I have a friend who said something about phantasmagoric. That's not real, is it?

Yes, indeed, phantasmagoria and all of its phantasmagorically fabulous word forms have been around for at least a couple hundred years. Edgar Allan Poe showed his fondness for the long and magical-sounding term when he wrote The Fall of the House of Usher, which was first published in 1839.
 

Phantasmagoria fits Poe's spooky settings because the word itself refers to waves of rapidly changing elements, both real and imaginary, pulsing through scenes — like dreams adrift with specters and imaginary spirits.

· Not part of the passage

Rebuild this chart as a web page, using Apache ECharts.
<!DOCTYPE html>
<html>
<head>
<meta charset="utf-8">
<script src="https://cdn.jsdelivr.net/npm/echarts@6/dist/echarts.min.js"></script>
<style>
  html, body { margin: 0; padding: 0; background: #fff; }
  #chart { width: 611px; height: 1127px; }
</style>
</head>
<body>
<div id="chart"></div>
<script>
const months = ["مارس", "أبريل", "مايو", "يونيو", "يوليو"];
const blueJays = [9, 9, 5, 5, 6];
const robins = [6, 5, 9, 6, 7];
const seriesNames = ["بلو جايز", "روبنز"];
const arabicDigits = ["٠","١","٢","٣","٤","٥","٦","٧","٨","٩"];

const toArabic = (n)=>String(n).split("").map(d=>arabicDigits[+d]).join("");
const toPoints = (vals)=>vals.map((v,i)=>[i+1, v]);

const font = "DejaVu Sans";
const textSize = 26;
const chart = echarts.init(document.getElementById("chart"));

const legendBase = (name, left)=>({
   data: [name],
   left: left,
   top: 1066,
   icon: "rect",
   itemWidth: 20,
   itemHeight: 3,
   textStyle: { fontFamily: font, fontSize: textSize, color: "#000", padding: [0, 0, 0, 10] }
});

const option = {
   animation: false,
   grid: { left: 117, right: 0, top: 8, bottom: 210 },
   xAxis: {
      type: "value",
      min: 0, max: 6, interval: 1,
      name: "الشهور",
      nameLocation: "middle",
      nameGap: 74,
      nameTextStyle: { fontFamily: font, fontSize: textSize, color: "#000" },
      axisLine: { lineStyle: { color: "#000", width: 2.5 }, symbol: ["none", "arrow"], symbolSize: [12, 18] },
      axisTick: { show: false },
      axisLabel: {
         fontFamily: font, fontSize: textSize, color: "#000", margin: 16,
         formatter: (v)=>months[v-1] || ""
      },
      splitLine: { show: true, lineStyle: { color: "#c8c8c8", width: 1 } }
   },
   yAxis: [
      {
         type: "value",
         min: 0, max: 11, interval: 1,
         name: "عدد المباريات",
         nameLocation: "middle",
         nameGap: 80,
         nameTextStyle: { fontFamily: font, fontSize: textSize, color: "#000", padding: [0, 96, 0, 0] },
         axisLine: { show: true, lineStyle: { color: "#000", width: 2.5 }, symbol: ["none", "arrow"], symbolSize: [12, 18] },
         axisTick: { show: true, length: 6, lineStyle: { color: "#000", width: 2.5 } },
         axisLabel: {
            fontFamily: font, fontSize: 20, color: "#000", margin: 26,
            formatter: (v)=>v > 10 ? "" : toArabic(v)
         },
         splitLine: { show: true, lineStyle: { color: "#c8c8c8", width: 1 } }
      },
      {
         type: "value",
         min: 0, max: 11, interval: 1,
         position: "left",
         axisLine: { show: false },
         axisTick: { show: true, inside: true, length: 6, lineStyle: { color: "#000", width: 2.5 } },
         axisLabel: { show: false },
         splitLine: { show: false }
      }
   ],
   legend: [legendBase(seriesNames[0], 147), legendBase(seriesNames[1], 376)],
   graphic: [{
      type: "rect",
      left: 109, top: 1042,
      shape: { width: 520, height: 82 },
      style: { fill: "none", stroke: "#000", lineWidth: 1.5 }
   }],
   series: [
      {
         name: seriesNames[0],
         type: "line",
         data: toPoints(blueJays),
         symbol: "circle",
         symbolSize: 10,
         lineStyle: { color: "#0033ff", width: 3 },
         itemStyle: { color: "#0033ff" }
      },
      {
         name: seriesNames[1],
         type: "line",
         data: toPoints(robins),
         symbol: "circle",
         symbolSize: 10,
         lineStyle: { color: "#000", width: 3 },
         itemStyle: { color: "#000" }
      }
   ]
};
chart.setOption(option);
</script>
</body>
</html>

Poe weaves phantasmagoric three times into his gloomy short story, The Fall of the House of Usher:

First in

While the objects around me — while the carvings of the ceilings, the sombre tapestries of the walls, the ebon blackness of the floors, and the phantasmagoric armorial trophies which rattled as I strode, were but matters to which, or to such as which, I had been accustomed from my infancy — while I hesitated not to acknowledge how familiar was all this — I still wondered to find how unfamiliar were the fancies which ordinary images were stirring up.

Then later in

All is gray shadow — a weak and irregular remembrance — an indistinct regathering of feeble pleasures and phantasmagoric pains.

And finally, in

One of the phantasmagoric conceptions of my friend, partaking not so rigidly of the spirit of abstraction, may be shadowed forth, although feebly, in words.